* DATASET CONTENT *
◇ ◇ ◇ ◇
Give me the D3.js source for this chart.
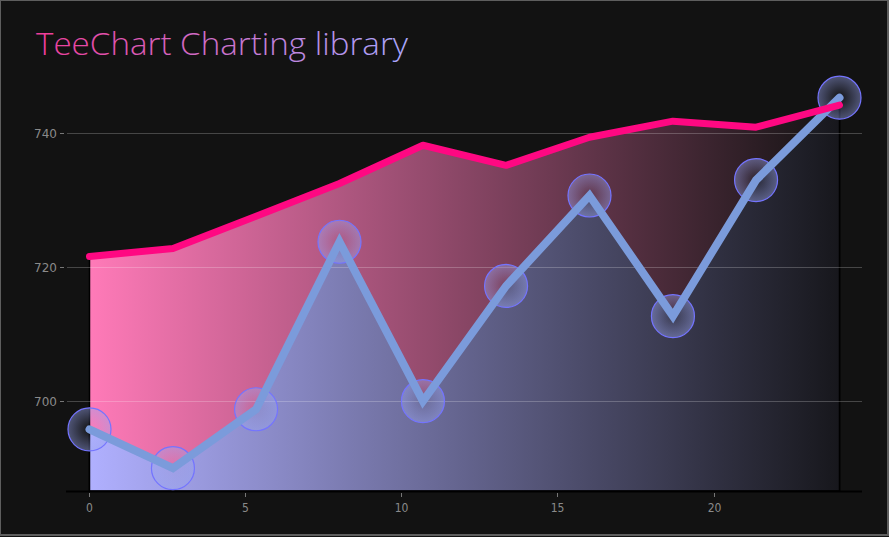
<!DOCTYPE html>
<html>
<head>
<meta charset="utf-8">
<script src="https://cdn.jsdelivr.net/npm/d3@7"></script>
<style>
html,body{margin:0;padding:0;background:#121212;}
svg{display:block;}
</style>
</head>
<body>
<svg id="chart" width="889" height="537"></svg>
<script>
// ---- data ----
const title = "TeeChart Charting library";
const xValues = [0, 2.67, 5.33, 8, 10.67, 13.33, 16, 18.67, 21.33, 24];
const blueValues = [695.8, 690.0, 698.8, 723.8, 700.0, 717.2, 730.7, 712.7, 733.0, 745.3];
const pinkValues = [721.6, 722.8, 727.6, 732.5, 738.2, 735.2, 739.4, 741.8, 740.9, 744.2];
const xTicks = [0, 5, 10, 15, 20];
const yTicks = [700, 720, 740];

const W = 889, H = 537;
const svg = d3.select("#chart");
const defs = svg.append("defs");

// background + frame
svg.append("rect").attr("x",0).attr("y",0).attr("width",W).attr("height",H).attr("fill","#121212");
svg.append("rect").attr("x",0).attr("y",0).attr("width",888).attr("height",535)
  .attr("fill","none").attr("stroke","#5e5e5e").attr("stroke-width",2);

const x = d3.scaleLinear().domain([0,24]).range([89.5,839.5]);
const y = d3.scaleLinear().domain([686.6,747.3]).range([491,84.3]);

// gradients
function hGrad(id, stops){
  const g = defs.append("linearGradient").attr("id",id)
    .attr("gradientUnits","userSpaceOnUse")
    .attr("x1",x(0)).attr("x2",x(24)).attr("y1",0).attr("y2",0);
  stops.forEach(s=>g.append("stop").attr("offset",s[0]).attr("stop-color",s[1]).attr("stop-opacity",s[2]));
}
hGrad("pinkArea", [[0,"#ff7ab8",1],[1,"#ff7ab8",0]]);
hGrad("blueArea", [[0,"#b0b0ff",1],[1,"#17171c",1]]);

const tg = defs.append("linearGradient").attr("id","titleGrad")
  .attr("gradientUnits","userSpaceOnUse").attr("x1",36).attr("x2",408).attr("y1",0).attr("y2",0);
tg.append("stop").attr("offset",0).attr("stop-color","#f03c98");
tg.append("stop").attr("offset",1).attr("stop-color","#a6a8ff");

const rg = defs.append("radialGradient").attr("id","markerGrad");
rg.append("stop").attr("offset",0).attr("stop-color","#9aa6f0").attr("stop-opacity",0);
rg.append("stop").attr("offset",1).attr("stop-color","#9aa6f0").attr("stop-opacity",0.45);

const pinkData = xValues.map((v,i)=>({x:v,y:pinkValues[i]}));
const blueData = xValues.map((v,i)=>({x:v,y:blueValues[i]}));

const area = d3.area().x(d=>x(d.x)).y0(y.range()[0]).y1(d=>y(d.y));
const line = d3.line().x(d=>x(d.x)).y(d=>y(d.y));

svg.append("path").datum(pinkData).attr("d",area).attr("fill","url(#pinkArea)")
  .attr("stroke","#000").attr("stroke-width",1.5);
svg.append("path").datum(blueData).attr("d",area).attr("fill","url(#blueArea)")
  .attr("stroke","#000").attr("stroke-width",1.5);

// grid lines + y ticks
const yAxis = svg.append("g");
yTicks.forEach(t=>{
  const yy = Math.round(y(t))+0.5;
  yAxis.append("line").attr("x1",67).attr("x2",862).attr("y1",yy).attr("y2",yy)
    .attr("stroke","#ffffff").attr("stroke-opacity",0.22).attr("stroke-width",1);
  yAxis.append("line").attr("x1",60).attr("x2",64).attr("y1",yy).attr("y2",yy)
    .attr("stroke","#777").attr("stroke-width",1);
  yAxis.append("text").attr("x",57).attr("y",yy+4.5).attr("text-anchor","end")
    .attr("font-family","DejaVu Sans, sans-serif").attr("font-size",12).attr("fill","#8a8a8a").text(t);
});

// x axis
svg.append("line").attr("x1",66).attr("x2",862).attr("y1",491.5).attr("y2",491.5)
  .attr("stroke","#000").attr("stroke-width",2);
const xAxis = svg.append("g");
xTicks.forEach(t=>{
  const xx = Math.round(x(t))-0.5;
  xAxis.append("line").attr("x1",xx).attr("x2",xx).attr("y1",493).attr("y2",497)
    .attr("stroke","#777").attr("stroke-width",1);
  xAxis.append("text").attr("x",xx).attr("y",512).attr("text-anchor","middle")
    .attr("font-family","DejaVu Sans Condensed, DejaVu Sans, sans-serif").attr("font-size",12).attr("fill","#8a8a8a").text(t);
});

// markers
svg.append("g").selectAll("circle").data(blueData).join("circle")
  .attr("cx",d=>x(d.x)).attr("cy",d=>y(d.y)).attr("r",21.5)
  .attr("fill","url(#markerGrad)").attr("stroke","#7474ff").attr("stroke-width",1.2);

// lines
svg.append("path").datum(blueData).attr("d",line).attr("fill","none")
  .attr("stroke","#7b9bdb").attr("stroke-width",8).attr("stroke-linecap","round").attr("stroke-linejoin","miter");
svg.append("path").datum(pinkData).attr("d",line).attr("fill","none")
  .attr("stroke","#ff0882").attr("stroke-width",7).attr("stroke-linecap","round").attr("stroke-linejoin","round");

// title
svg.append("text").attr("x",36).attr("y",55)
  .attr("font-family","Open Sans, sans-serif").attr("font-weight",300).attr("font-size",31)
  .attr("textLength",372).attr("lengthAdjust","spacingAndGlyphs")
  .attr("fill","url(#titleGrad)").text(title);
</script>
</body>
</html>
◇ ◇ ◇ ◇
* TASK STATEMENT *
Every line above should be returned exactly; the pictures stay out.

* ANSWER TO THIS PROBLEM *
Give me the D3.js source for this chart.
<!DOCTYPE html>
<html>
<head>
<meta charset="utf-8">
<script src="https://cdn.jsdelivr.net/npm/d3@7"></script>
<style>
html,body{margin:0;padding:0;background:#121212;}
svg{display:block;}
</style>
</head>
<body>
<svg id="chart" width="889" height="537"></svg>
<script>
// ---- data ----
const title = "TeeChart Charting library";
const xValues = [0, 2.67, 5.33, 8, 10.67, 13.33, 16, 18.67, 21.33, 24];
const blueValues = [695.8, 690.0, 698.8, 723.8, 700.0, 717.2, 730.7, 712.7, 733.0, 745.3];
const pinkValues = [721.6, 722.8, 727.6, 732.5, 738.2, 735.2, 739.4, 741.8, 740.9, 744.2];
const xTicks = [0, 5, 10, 15, 20];
const yTicks = [700, 720, 740];

const W = 889, H = 537;
const svg = d3.select("#chart");
const defs = svg.append("defs");

// background + frame
svg.append("rect").attr("x",0).attr("y",0).attr("width",W).attr("height",H).attr("fill","#121212");
svg.append("rect").attr("x",0).attr("y",0).attr("width",888).attr("height",535)
  .attr("fill","none").attr("stroke","#5e5e5e").attr("stroke-width",2);

const x = d3.scaleLinear().domain([0,24]).range([89.5,839.5]);
const y = d3.scaleLinear().domain([686.6,747.3]).range([491,84.3]);

// gradients
function hGrad(id, stops){
  const g = defs.append("linearGradient").attr("id",id)
    .attr("gradientUnits","userSpaceOnUse")
    .attr("x1",x(0)).attr("x2",x(24)).attr("y1",0).attr("y2",0);
  stops.forEach(s=>g.append("stop").attr("offset",s[0]).attr("stop-color",s[1]).attr("stop-opacity",s[2]));
}
hGrad("pinkArea", [[0,"#ff7ab8",1],[1,"#ff7ab8",0]]);
hGrad("blueArea", [[0,"#b0b0ff",1],[1,"#17171c",1]]);

const tg = defs.append("linearGradient").attr("id","titleGrad")
  .attr("gradientUnits","userSpaceOnUse").attr("x1",36).attr("x2",408).attr("y1",0).attr("y2",0);
tg.append("stop").attr("offset",0).attr("stop-color","#f03c98");
tg.append("stop").attr("offset",1).attr("stop-color","#a6a8ff");

const rg = defs.append("radialGradient").attr("id","markerGrad");
rg.append("stop").attr("offset",0).attr("stop-color","#9aa6f0").attr("stop-opacity",0);
rg.append("stop").attr("offset",1).attr("stop-color","#9aa6f0").attr("stop-opacity",0.45);

const pinkData = xValues.map((v,i)=>({x:v,y:pinkValues[i]}));
const blueData = xValues.map((v,i)=>({x:v,y:blueValues[i]}));

const area = d3.area().x(d=>x(d.x)).y0(y.range()[0]).y1(d=>y(d.y));
const line = d3.line().x(d=>x(d.x)).y(d=>y(d.y));

svg.append("path").datum(pinkData).attr("d",area).attr("fill","url(#pinkArea)")
  .attr("stroke","#000").attr("stroke-width",1.5);
svg.append("path").datum(blueData).attr("d",area).attr("fill","url(#blueArea)")
  .attr("stroke","#000").attr("stroke-width",1.5);

// grid lines + y ticks
const yAxis = svg.append("g");
yTicks.forEach(t=>{
  const yy = Math.round(y(t))+0.5;
  yAxis.append("line").attr("x1",67).attr("x2",862).attr("y1",yy).attr("y2",yy)
    .attr("stroke","#ffffff").attr("stroke-opacity",0.22).attr("stroke-width",1);
  yAxis.append("line").attr("x1",60).attr("x2",64).attr("y1",yy).attr("y2",yy)
    .attr("stroke","#777").attr("stroke-width",1);
  yAxis.append("text").attr("x",57).attr("y",yy+4.5).attr("text-anchor","end")
    .attr("font-family","DejaVu Sans, sans-serif").attr("font-size",12).attr("fill","#8a8a8a").text(t);
});

// x axis
svg.append("line").attr("x1",66).attr("x2",862).attr("y1",491.5).attr("y2",491.5)
  .attr("stroke","#000").attr("stroke-width",2);
const xAxis = svg.append("g");
xTicks.forEach(t=>{
  const xx = Math.round(x(t))-0.5;
  xAxis.append("line").attr("x1",xx).attr("x2",xx).attr("y1",493).attr("y2",497)
    .attr("stroke","#777").attr("stroke-width",1);
  xAxis.append("text").attr("x",xx).attr("y",512).attr("text-anchor","middle")
    .attr("font-family","DejaVu Sans Condensed, DejaVu Sans, sans-serif").attr("font-size",12).attr("fill","#8a8a8a").text(t);
});

// markers
svg.append("g").selectAll("circle").data(blueData).join("circle")
  .attr("cx",d=>x(d.x)).attr("cy",d=>y(d.y)).attr("r",21.5)
  .attr("fill","url(#markerGrad)").attr("stroke","#7474ff").attr("stroke-width",1.2);

// lines
svg.append("path").datum(blueData).attr("d",line).attr("fill","none")
  .attr("stroke","#7b9bdb").attr("stroke-width",8).attr("stroke-linecap","round").attr("stroke-linejoin","miter");
svg.append("path").datum(pinkData).attr("d",line).attr("fill","none")
  .attr("stroke","#ff0882").attr("stroke-width",7).attr("stroke-linecap","round").attr("stroke-linejoin","round");

// title
svg.append("text").attr("x",36).attr("y",55)
  .attr("font-family","Open Sans, sans-serif").attr("font-weight",300).attr("font-size",31)
  .attr("textLength",372).attr("lengthAdjust","spacingAndGlyphs")
  .attr("fill","url(#titleGrad)").text(title);
</script>
</body>
</html>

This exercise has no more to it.